Tragedy strikes early in the book, from which Georges and Pierre spend the rest of the book coming to terms with and trying to recover from. We follow their journeys, inter-mingled amongst their fellow guides, porters and families. While this is absorbing, for me it is Frison-Roche’s descriptions of the mountain environment that brought the book to life.

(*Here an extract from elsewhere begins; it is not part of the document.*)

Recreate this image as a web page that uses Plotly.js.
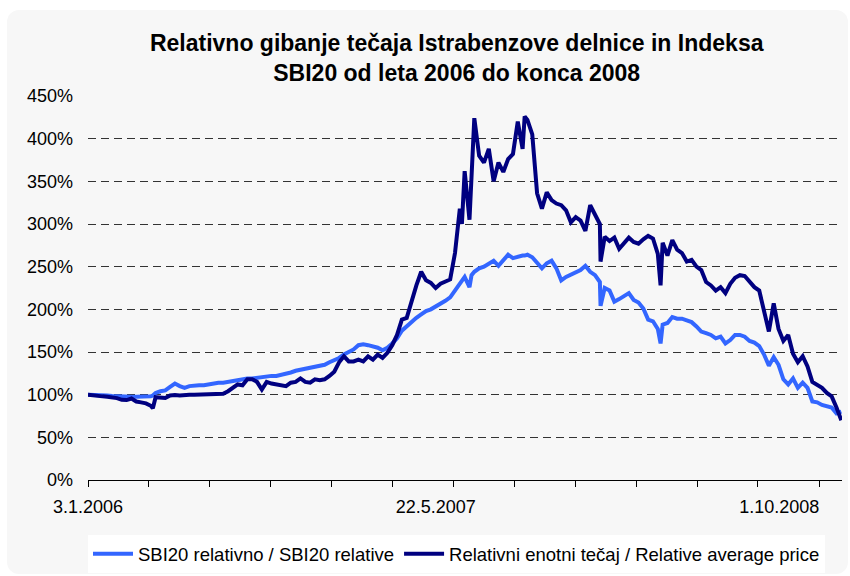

‘Night came on suddenly after a magnificent sunset, which set fire in turn to Mont Blanc, the Géant, the Jorasses and the Aiguilles. To the rumble of avalanches succeeded the calm of evening. Long after the sun had gone, the mountains still reflected a rosy light from beyond the horizon. Then the shadows fell, first on the Aiguilles, then on the great satellites, the Géant, Verte, Jorasses and Mont Maudit. Along the whole length of the range only two points still held the light: the summit-dome of Mont Blanc and a patch on the Dôme du Gôuter; but still the shadows crept up, bent on vanquishing the last source of light.’

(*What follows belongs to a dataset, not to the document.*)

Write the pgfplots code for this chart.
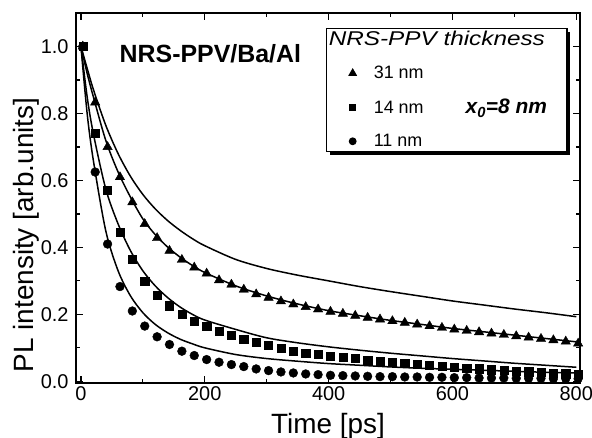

This and similar passages throughout the book take me back to the l’Arve, and Aosta valleys, to the Swiss Vallais region, places I have spent time in over the years and often yearn to go back to. Reading them make me imagine that I am there, smelling the pine forest, the wood smoke, sleeping up high, seeing the alpenglow in the evening.

I would go as far to say that it is the richness of this writing that made me want to read the book. The story of Pierre and Georges is compelling enough but the imagery takes it to another level.

I do think the book was written to be read more by men than women. A section in a late chapter of the book further suggests this:

“Oh Pierre, I’m so happy, so terribly happy! I just love being up here in the mountains! When we’re married, you won’t leave me at home, will you, you’ll take me climbing with you?” 

‘Of course I will darling’, answered Pierre, trying to convince himself that he would. 

Pierre’s fiancée, Aline, does get to go climbing with the men, but she is doing so on borrowed time.

If those words were to be found towards the start of First on the Rope, I don’t think I would have got very far! The book is of its time. If you can accept that (I am not suggesting excuse it) then you are in for a treat.

This book is full of feeling, exploring the whys of mountaineering eloquently, through the lives of the guides, their aspirants and the wider communities of Chamonix and the Haute Savoie. It is a book that also tells the story of people finding their way back to the mountains after experiencing tragedy and their own severe physical damage, of their struggles and, ultimately, their return. The ways in which the beauty of the Alpine landscape is described is worth the read alone, and the story is a good one.

In France Premier de Cordée is recognised outside of mountaineering circles as a classic piece of literature. Reading the English language version, skillfully translated by Janet Adam Smith, made me wish that I was less ignorant of this, that either I could read the French language better or more of such books were on the English market.